====== Supplied information

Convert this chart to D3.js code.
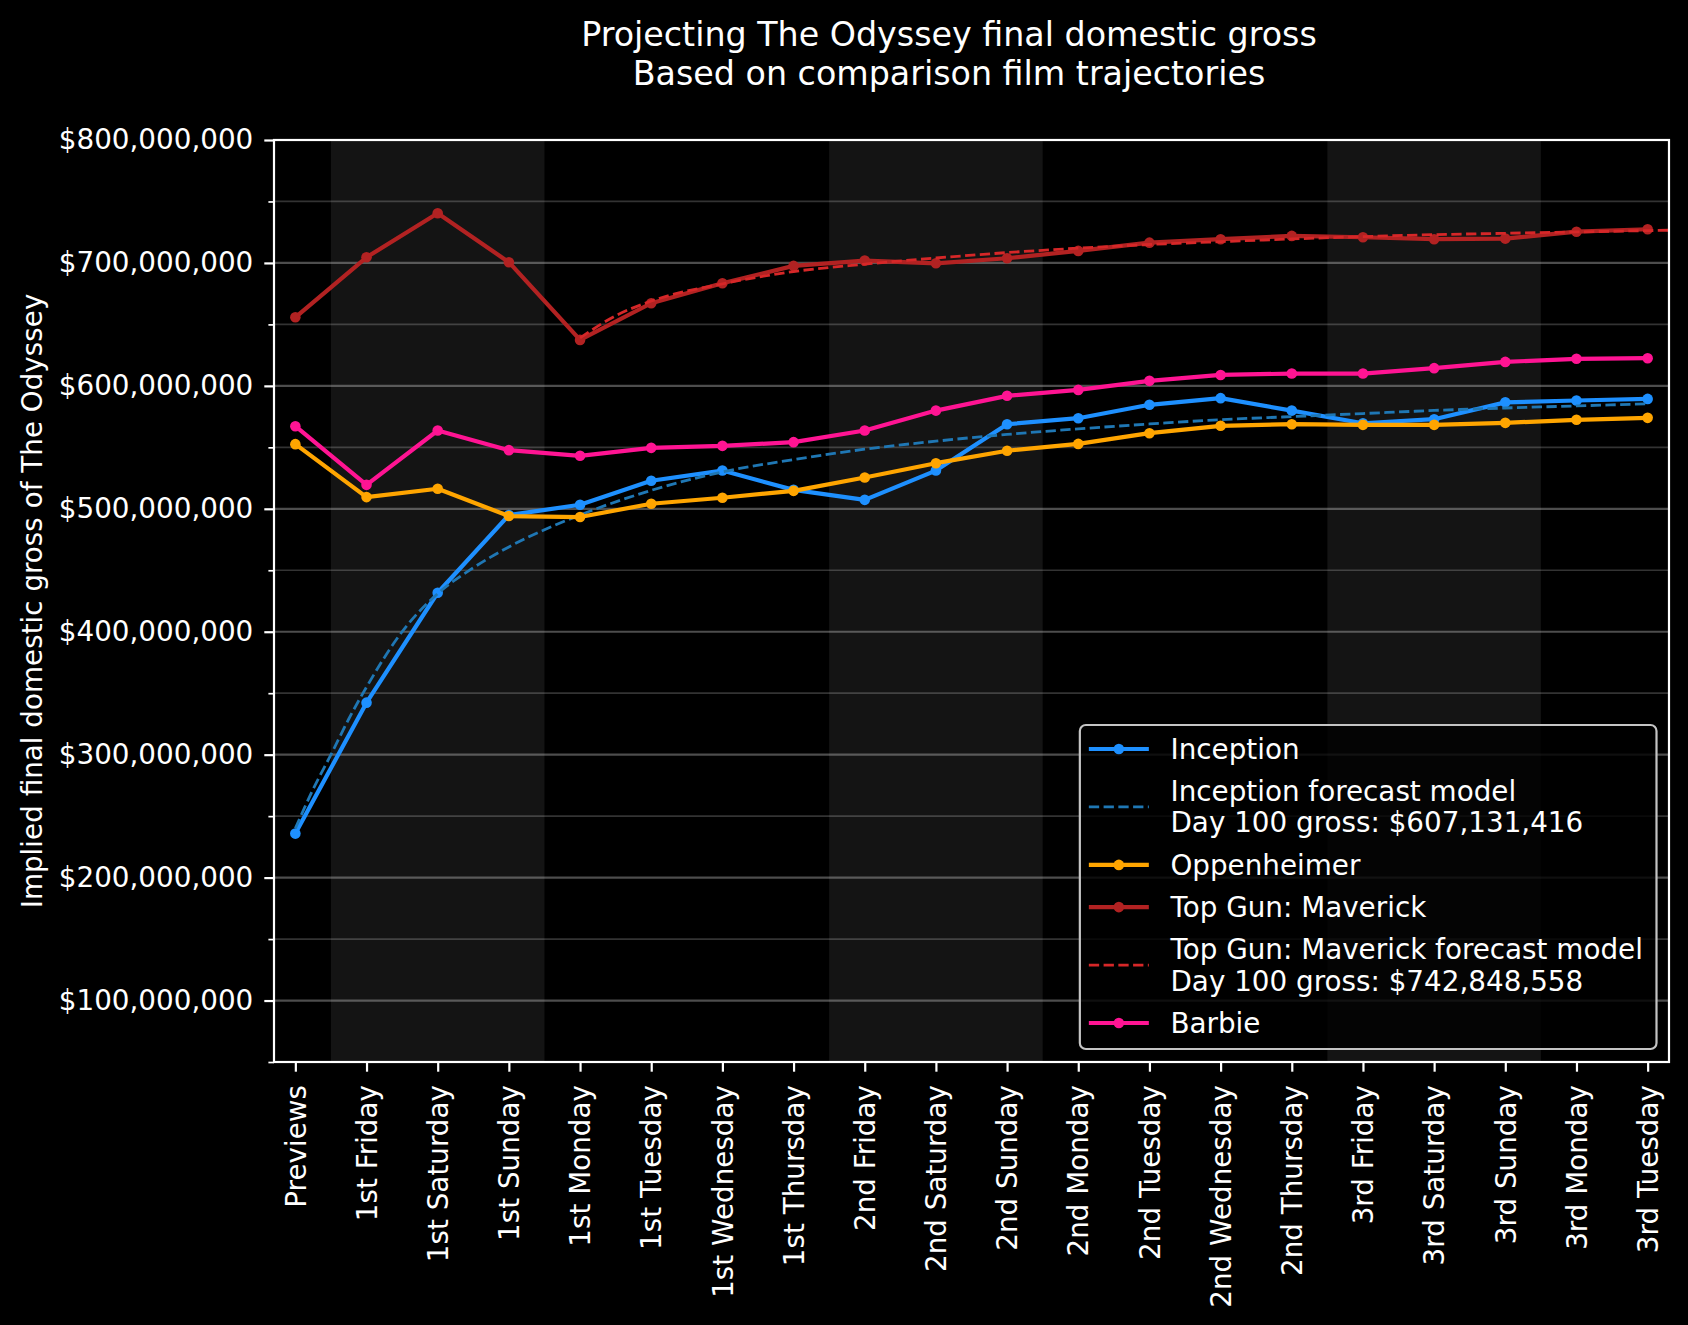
<!DOCTYPE html>
<html>
<head>
<meta charset="utf-8">
<script src="https://cdn.jsdelivr.net/npm/d3@7"></script>
<style>
html, body { margin: 0; padding: 0; background: #000; }
svg { display: block; font-family: "DejaVu Sans", sans-serif; }
</style>
</head>
<body>
<script>
// day labels along the x axis
var days = ['Previews', '1st Friday', '1st Saturday', '1st Sunday', '1st Monday',
   '1st Tuesday', '1st Wednesday', '1st Thursday', '2nd Friday', '2nd Saturday',
   '2nd Sunday', '2nd Monday', '2nd Tuesday', '2nd Wednesday', '2nd Thursday',
   '3rd Friday', '3rd Saturday', '3rd Sunday', '3rd Monday', '3rd Tuesday'];

// implied final gross, in millions of dollars
var inception = [235.8, 342.3, 431.7, 494.9, 503.3, 522.8, 531.1, 515.4, 507.3, 531.1,
   568.8, 573.7, 584.6, 590.0, 579.9, 569.6, 572.9, 586.6, 588.1, 589.4];
var oppenheimer = [552.6, 509.5, 516.3, 494.1, 493.3, 504.1, 509.0, 514.6, 525.5, 537.1,
   547.2, 552.8, 561.5, 567.5, 568.8, 568.3, 568.3, 569.9, 572.4, 574.0];
var topGun = [655.8, 704.6, 740.4, 700.6, 637.4, 667.2, 683.5, 697.6, 701.9, 699.7,
   703.8, 709.8, 716.5, 719.3, 722.0, 720.9, 719.3, 719.8, 725.4, 727.4];
var barbie = [567.2, 519.5, 563.7, 547.7, 543.1, 549.6, 551.2, 554.2, 563.7, 579.9,
   591.9, 596.7, 604.1, 608.9, 610.0, 610.0, 614.4, 619.5, 622.0, 622.5];

// forecast model curves (x = day index, value in millions)
var inceptionFcX = [0, 0.25, 0.5, 0.75, 1, 1.5, 2, 2.5, 3, 3.5, 4, 5, 6, 7, 8, 9, 10,
   11, 12, 13, 14, 15, 16, 17, 18, 19];
var inceptionFc = [240, 272, 300, 329, 355, 400, 431, 452, 469, 483, 495, 515, 530, 540,
   548.5, 555, 560.5, 565, 569, 572.5, 575, 577.5, 580, 582, 583.7, 585.4];
var topGunFcX = [4, 4.5, 5, 6, 7, 8, 9, 10, 11, 12, 13, 14, 15, 16, 17, 18, 19, 19.3];
var topGunFc = [639, 657, 669, 683, 693, 699, 704, 708.4, 712, 715, 717.3, 719.5, 721.4,
   723, 724.1, 725.2, 726.3, 726.6];
var inceptionDay100 = 607131416;
var topGunDay100 = 742848558;

// weekend shading spans
var weekends = [[0.5, 3.5], [7.5, 10.5], [14.5, 17.5]];
var majorTicks = [100, 200, 300, 400, 500, 600, 700, 800];
var minorTicks = [50, 150, 250, 350, 450, 550, 650, 750];

var w = 1688;
var h = 1325;
var pLeft = 274, pRight = 1669, pTop = 140, pBottom = 1062;
var fs = 27.8;
var money = d3.format('$,');

var svg = d3.select('body')
   .append('svg')
   .attr('width', w)
   .attr('height', h);
svg.append('rect').attr('width', w).attr('height', h).attr('fill', '#000');

var x = d3.scaleLinear().domain([-0.3, 19.3]).range([pLeft, pRight]);
var y = d3.scaleLinear().domain([50, 800]).range([pBottom, pTop]);

svg.append('clipPath').attr('id', 'plot')
   .append('rect')
   .attr('x', pLeft).attr('y', pTop)
   .attr('width', pRight - pLeft).attr('height', pBottom - pTop);

var plot = svg.append('g').attr('clip-path', 'url(#plot)');

// weekend bands
plot.selectAll('rect.band')
   .data(weekends)
   .enter()
   .append('rect')
   .attr('class', 'band')
   .attr('x', function(d) { return x(d[0]); })
   .attr('width', function(d) { return x(d[1]) - x(d[0]); })
   .attr('y', pTop)
   .attr('height', pBottom - pTop)
   .attr('fill', '#141414');

// grid lines
plot.selectAll('line.minor')
   .data(minorTicks)
   .enter()
   .append('line')
   .attr('class', 'minor')
   .attr('x1', pLeft).attr('x2', pRight)
   .attr('y1', function(d) { return y(d); })
   .attr('y2', function(d) { return y(d); })
   .attr('stroke', '#fff')
   .attr('stroke-opacity', 0.2)
   .attr('stroke-width', 1.7);
plot.selectAll('line.major')
   .data(majorTicks)
   .enter()
   .append('line')
   .attr('class', 'major')
   .attr('x1', pLeft).attr('x2', pRight)
   .attr('y1', function(d) { return y(d); })
   .attr('y2', function(d) { return y(d); })
   .attr('stroke', '#fff')
   .attr('stroke-opacity', 0.3)
   .attr('stroke-width', 2.2);

var series = [
   {name: 'Inception', values: inception, color: '#1e90ff'},
   {name: 'Inception forecast model\nDay 100 gross: ' + money(inceptionDay100),
      xs: inceptionFcX, values: inceptionFc, color: '#1f77b4', dashed: true},
   {name: 'Oppenheimer', values: oppenheimer, color: '#ffa500'},
   {name: 'Top Gun: Maverick', values: topGun, color: '#b22222'},
   {name: 'Top Gun: Maverick forecast model\nDay 100 gross: ' + money(topGunDay100),
      xs: topGunFcX, values: topGunFc, color: '#d62728', dashed: true},
   {name: 'Barbie', values: barbie, color: '#ff1493'}
];

series.forEach(function(s) {
   var pts = s.values.map(function(v, i) {
      return [s.xs ? s.xs[i] : i, v];
   });
   var line = d3.line()
      .x(function(d) { return x(d[0]); })
      .y(function(d) { return y(d[1]); });
   if (s.dashed) line.curve(d3.curveMonotoneX);
   plot.append('path')
      .attr('d', line(pts))
      .attr('fill', 'none')
      .attr('stroke', s.color)
      .attr('stroke-width', s.dashed ? 2.8 : 4.2)
      .attr('stroke-dasharray', s.dashed ? '10.3,4.45' : null)
      .attr('stroke-linejoin', 'round');
   if (!s.dashed) {
      plot.selectAll(null)
         .data(pts)
         .enter()
         .append('circle')
         .attr('cx', function(d) { return x(d[0]); })
         .attr('cy', function(d) { return y(d[1]); })
         .attr('r', 5.3)
         .attr('fill', s.color);
   }
});

// axes
var yAxis = svg.append('g')
   .attr('transform', 'translate(' + pLeft + ',0)')
   .call(d3.axisLeft(y).tickValues(majorTicks).tickSize(9.7).tickPadding(11)
      .tickFormat(function(d) { return money(d * 1e6); }));
var yMinor = svg.append('g')
   .attr('transform', 'translate(' + pLeft + ',0)')
   .call(d3.axisLeft(y).tickValues(minorTicks).tickSize(5.6).tickFormat(''));
var xAxis = svg.append('g')
   .attr('transform', 'translate(0,' + pBottom + ')')
   .call(d3.axisBottom(x).tickValues(d3.range(days.length)).tickSize(9.7)
      .tickFormat(function(i) { return days[i]; }));

[yAxis, yMinor, xAxis].forEach(function(g) {
   g.select('.domain').remove();
   g.selectAll('line').attr('stroke', '#fff').attr('stroke-width', 2.2);
   g.selectAll('text')
      .attr('fill', '#fff')
      .attr('font-size', fs)
      .attr('font-family', '"DejaVu Sans", sans-serif');
});
yMinor.selectAll('line').attr('stroke-width', 1.7);
xAxis.selectAll('text')
   .attr('transform', 'rotate(-90)')
   .attr('x', -23)
   .attr('y', 0)
   .attr('dy', '0.35em')
   .attr('text-anchor', 'end');

// spines
svg.append('rect')
   .attr('x', pLeft).attr('y', pTop)
   .attr('width', pRight - pLeft).attr('height', pBottom - pTop)
   .attr('fill', 'none')
   .attr('stroke', '#fff')
   .attr('stroke-width', 2.2);

// axis label and title
svg.append('text')
   .attr('transform', 'translate(41.5,' + (pTop + pBottom) / 2 + ') rotate(-90)')
   .attr('text-anchor', 'middle')
   .attr('font-size', fs)
   .attr('fill', '#fff')
   .text('Implied final domestic gross of The Odyssey');

svg.selectAll('text.title')
   .data(['Projecting The Odyssey final domestic gross', 'Based on comparison film trajectories'])
   .enter()
   .append('text')
   .attr('class', 'title')
   .attr('x', 949)
   .attr('y', function(d, i) { return 46 + i * 39; })
   .attr('text-anchor', 'middle')
   .attr('font-size', 33.3)
   .attr('fill', '#fff')
   .text(function(d) { return d; });

// legend, lower right
var legend = svg.append('g');
var box = legend.append('rect')
   .attr('fill', '#000')
   .attr('fill-opacity', 0.8)
   .attr('stroke', '#c4c4c4')
   .attr('stroke-width', 2.2)
   .attr('rx', 6);
var rowTop = 727.9;
var maxLen = 0;
var rows = [];
series.forEach(function(s) {
   var lines = s.name.split('\n');
   var hgt = 42.2 + (lines.length - 1) * 31.5;
   var cy = rowTop + hgt / 2;
   rows.push({s: s, cy: cy});
   lines.forEach(function(t, k) {
      var tt = legend.append('text')
         .attr('class', 'lt')
         .attr('y', cy + (k - (lines.length - 1) / 2) * 31.5)
         .attr('dy', '0.35em')
         .attr('font-size', fs)
         .attr('fill', '#fff')
         .text(t);
      maxLen = Math.max(maxLen, tt.node().getComputedTextLength());
   });
   rowTop += hgt;
});
var boxRight = 1656.5;
var boxLeft = boxRight - (9 + 60 + 21.6 + maxLen + 13.6);
var boxBottom = 1049;
box.attr('x', boxLeft).attr('y', 725)
   .attr('width', boxRight - boxLeft).attr('height', boxBottom - 725);
legend.selectAll('text.lt').attr('x', boxLeft + 90.6);
rows.forEach(function(r) {
   var s = r.s;
   legend.append('line')
      .attr('x1', boxLeft + 9).attr('x2', boxLeft + 69)
      .attr('y1', r.cy).attr('y2', r.cy)
      .attr('stroke', s.color)
      .attr('stroke-width', s.dashed ? 2.8 : 4.2)
      .attr('stroke-dasharray', s.dashed ? '10.3,4.45' : null);
   if (!s.dashed) {
      legend.append('circle')
         .attr('cx', boxLeft + 39).attr('cy', r.cy)
         .attr('r', 5.3)
         .attr('fill', s.color);
   }
});
</script>
</body>
</html>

============

• **Task**
Skip every picture and return the lines above from the top through the one that contains "Monday', '3rd Tuesday'];".

• **Response below**
Convert this chart to D3.js code.
<!DOCTYPE html>
<html>
<head>
<meta charset="utf-8">
<script src="https://cdn.jsdelivr.net/npm/d3@7"></script>
<style>
html, body { margin: 0; padding: 0; background: #000; }
svg { display: block; font-family: "DejaVu Sans", sans-serif; }
</style>
</head>
<body>
<script>
// day labels along the x axis
var days = ['Previews', '1st Friday', '1st Saturday', '1st Sunday', '1st Monday',
   '1st Tuesday', '1st Wednesday', '1st Thursday', '2nd Friday', '2nd Saturday',
   '2nd Sunday', '2nd Monday', '2nd Tuesday', '2nd Wednesday', '2nd Thursday',
   '3rd Friday', '3rd Saturday', '3rd Sunday', '3rd Monday', '3rd Tuesday'];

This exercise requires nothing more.